- [Information shown]:
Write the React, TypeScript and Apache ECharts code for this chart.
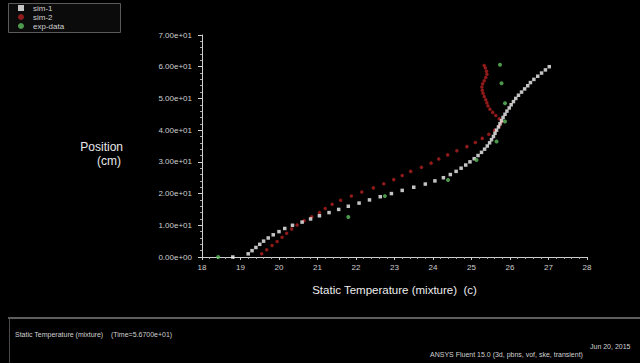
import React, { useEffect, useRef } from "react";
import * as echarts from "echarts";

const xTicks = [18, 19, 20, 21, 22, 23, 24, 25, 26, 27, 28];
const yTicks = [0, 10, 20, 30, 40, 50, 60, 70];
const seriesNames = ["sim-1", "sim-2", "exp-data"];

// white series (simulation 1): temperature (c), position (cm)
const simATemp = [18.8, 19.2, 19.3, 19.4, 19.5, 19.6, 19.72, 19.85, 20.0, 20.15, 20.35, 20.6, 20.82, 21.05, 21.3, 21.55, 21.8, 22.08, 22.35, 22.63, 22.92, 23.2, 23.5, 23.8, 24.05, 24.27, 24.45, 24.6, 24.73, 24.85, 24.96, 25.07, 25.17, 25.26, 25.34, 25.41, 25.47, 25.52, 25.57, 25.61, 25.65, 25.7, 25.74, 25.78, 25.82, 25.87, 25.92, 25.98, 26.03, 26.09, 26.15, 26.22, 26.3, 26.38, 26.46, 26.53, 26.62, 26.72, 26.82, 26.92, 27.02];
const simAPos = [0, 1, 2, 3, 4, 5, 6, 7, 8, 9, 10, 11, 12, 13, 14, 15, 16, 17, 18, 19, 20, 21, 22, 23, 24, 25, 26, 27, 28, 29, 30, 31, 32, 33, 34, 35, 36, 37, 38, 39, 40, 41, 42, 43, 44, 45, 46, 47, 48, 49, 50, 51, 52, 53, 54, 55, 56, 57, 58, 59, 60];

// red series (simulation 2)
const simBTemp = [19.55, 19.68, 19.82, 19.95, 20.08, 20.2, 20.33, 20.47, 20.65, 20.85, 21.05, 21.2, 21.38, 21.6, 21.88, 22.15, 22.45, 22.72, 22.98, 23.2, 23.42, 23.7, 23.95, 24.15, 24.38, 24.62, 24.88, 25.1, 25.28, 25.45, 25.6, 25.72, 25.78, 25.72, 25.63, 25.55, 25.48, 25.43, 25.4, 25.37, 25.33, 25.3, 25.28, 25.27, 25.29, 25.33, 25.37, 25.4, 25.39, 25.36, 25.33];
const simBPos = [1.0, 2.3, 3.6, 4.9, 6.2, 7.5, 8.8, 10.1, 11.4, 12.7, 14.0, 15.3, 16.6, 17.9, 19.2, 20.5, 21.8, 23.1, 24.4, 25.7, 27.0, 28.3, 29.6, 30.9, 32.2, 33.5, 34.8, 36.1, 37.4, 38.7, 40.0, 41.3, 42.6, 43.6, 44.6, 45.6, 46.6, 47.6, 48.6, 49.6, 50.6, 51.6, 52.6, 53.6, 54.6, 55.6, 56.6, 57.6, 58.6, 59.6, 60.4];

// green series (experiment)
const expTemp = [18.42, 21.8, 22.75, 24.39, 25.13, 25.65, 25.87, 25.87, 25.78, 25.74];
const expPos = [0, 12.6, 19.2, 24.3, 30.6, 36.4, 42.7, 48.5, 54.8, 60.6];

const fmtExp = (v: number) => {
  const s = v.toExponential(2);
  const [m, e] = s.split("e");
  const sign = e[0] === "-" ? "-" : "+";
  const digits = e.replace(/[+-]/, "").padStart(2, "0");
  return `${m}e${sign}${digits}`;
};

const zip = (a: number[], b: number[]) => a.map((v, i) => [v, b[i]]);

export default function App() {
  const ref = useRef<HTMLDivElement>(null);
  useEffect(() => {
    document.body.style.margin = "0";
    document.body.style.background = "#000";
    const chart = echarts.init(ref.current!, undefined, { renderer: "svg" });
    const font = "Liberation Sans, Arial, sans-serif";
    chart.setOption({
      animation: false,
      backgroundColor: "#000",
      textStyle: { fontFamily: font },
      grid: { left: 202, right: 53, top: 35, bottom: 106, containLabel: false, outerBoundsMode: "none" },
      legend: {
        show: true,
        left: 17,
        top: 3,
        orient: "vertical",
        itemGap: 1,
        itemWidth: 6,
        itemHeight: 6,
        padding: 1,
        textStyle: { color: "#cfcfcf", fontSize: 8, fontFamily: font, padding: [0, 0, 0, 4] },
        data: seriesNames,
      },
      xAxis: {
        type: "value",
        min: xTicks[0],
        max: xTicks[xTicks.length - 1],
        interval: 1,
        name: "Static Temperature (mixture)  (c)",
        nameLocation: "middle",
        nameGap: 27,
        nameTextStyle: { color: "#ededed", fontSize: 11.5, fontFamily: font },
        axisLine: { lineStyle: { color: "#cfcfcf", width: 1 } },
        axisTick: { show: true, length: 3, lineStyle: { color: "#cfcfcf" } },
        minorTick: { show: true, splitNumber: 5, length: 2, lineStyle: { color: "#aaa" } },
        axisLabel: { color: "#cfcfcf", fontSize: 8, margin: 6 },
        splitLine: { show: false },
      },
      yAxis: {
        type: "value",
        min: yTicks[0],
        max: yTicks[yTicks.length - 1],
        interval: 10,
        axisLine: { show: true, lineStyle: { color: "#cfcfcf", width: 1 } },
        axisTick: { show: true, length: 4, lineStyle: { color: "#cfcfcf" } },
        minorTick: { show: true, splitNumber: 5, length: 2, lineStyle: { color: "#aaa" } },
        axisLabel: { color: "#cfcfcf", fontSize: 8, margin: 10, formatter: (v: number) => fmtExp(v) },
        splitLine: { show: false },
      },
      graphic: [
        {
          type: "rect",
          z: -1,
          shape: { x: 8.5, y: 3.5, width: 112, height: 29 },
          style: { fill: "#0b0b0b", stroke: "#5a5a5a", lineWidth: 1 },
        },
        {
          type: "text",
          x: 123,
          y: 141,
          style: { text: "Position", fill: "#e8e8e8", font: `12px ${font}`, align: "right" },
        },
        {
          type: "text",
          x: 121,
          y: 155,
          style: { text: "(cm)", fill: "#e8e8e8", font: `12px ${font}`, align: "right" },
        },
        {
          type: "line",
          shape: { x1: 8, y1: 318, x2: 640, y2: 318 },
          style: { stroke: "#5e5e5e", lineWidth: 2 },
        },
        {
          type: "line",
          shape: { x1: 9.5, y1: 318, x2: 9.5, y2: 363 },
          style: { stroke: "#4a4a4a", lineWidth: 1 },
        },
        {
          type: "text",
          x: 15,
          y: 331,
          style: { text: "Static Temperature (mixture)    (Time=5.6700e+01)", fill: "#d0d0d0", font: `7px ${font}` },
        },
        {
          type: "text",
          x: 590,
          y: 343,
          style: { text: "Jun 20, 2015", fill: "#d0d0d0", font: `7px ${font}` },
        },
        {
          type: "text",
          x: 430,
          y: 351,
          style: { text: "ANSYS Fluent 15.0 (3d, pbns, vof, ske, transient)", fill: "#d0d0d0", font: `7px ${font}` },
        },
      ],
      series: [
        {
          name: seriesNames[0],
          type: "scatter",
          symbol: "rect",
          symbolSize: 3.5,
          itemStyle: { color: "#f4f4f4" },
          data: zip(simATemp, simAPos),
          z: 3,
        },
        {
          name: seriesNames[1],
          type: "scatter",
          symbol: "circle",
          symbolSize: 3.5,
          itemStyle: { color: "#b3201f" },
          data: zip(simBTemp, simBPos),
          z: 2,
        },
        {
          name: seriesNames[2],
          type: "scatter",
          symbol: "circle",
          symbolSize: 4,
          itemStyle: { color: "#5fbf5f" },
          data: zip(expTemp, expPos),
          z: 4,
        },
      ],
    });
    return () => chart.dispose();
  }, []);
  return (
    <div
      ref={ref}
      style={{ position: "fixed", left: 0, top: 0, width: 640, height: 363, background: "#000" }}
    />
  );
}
* * *
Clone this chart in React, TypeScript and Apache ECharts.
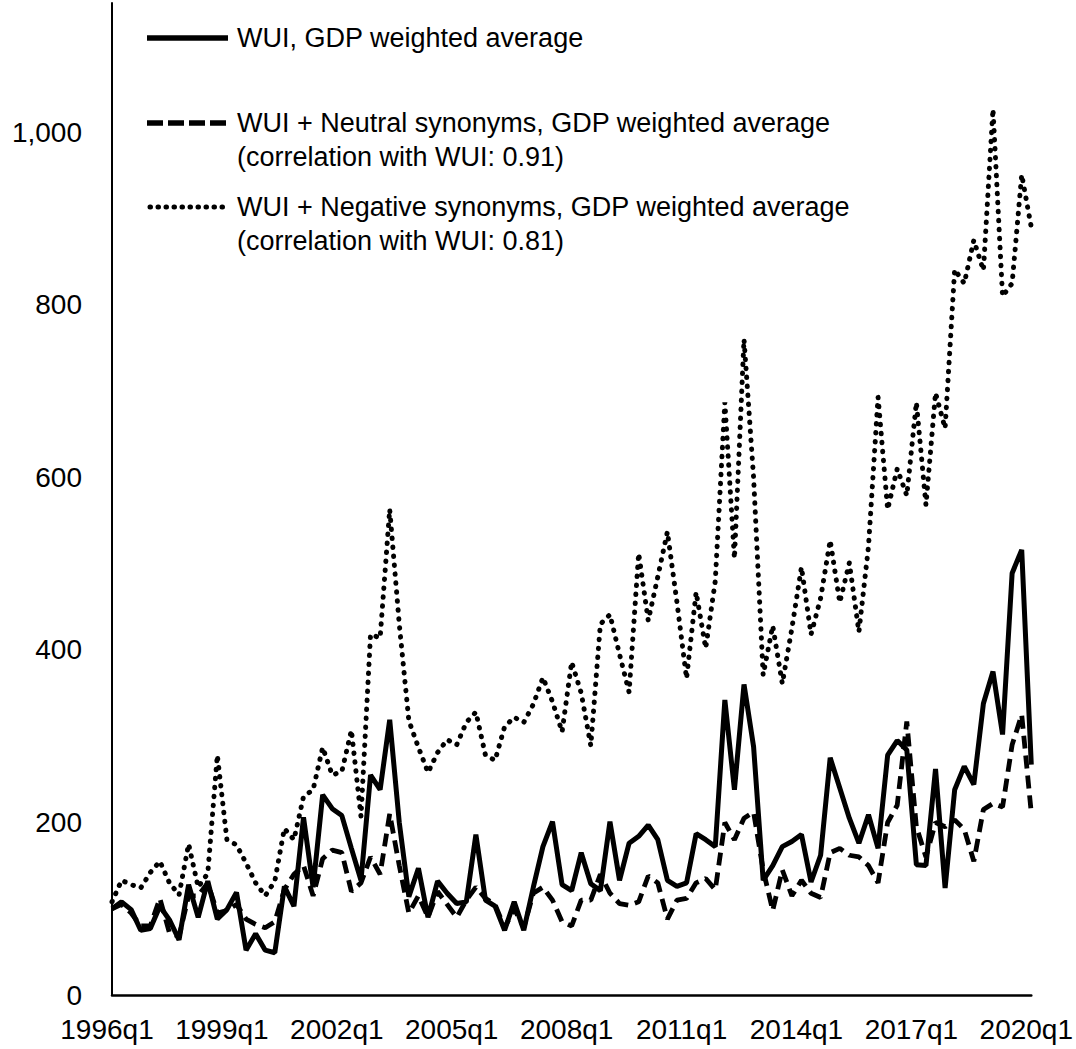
--
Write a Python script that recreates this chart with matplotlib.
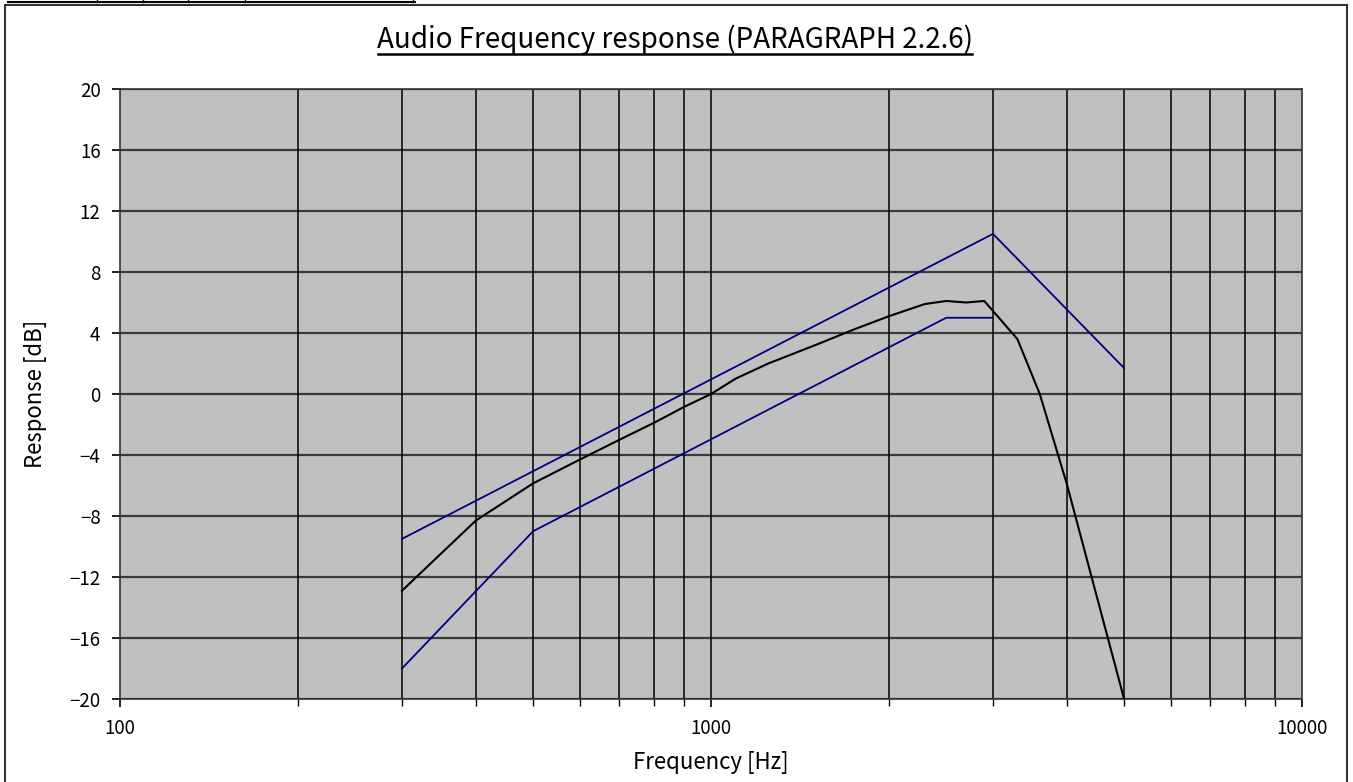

- [Instructions for the task]:
Starting at the line containing "Write the React, TypeScript" and ending at the line containing "58, 59, 60];", copy those lines exactly, both included, and nothing more. Leave out any picture.

- [Answer to this problem]:
Write the React, TypeScript and Apache ECharts code for this chart.
import React, { useEffect, useRef } from "react";
import * as echarts from "echarts";

const xTicks = [18, 19, 20, 21, 22, 23, 24, 25, 26, 27, 28];
const yTicks = [0, 10, 20, 30, 40, 50, 60, 70];
const seriesNames = ["sim-1", "sim-2", "exp-data"];

// white series (simulation 1): temperature (c), position (cm)
const simATemp = [18.8, 19.2, 19.3, 19.4, 19.5, 19.6, 19.72, 19.85, 20.0, 20.15, 20.35, 20.6, 20.82, 21.05, 21.3, 21.55, 21.8, 22.08, 22.35, 22.63, 22.92, 23.2, 23.5, 23.8, 24.05, 24.27, 24.45, 24.6, 24.73, 24.85, 24.96, 25.07, 25.17, 25.26, 25.34, 25.41, 25.47, 25.52, 25.57, 25.61, 25.65, 25.7, 25.74, 25.78, 25.82, 25.87, 25.92, 25.98, 26.03, 26.09, 26.15, 26.22, 26.3, 26.38, 26.46, 26.53, 26.62, 26.72, 26.82, 26.92, 27.02];
const simAPos = [0, 1, 2, 3, 4, 5, 6, 7, 8, 9, 10, 11, 12, 13, 14, 15, 16, 17, 18, 19, 20, 21, 22, 23, 24, 25, 26, 27, 28, 29, 30, 31, 32, 33, 34, 35, 36, 37, 38, 39, 40, 41, 42, 43, 44, 45, 46, 47, 48, 49, 50, 51, 52, 53, 54, 55, 56, 57, 58, 59, 60];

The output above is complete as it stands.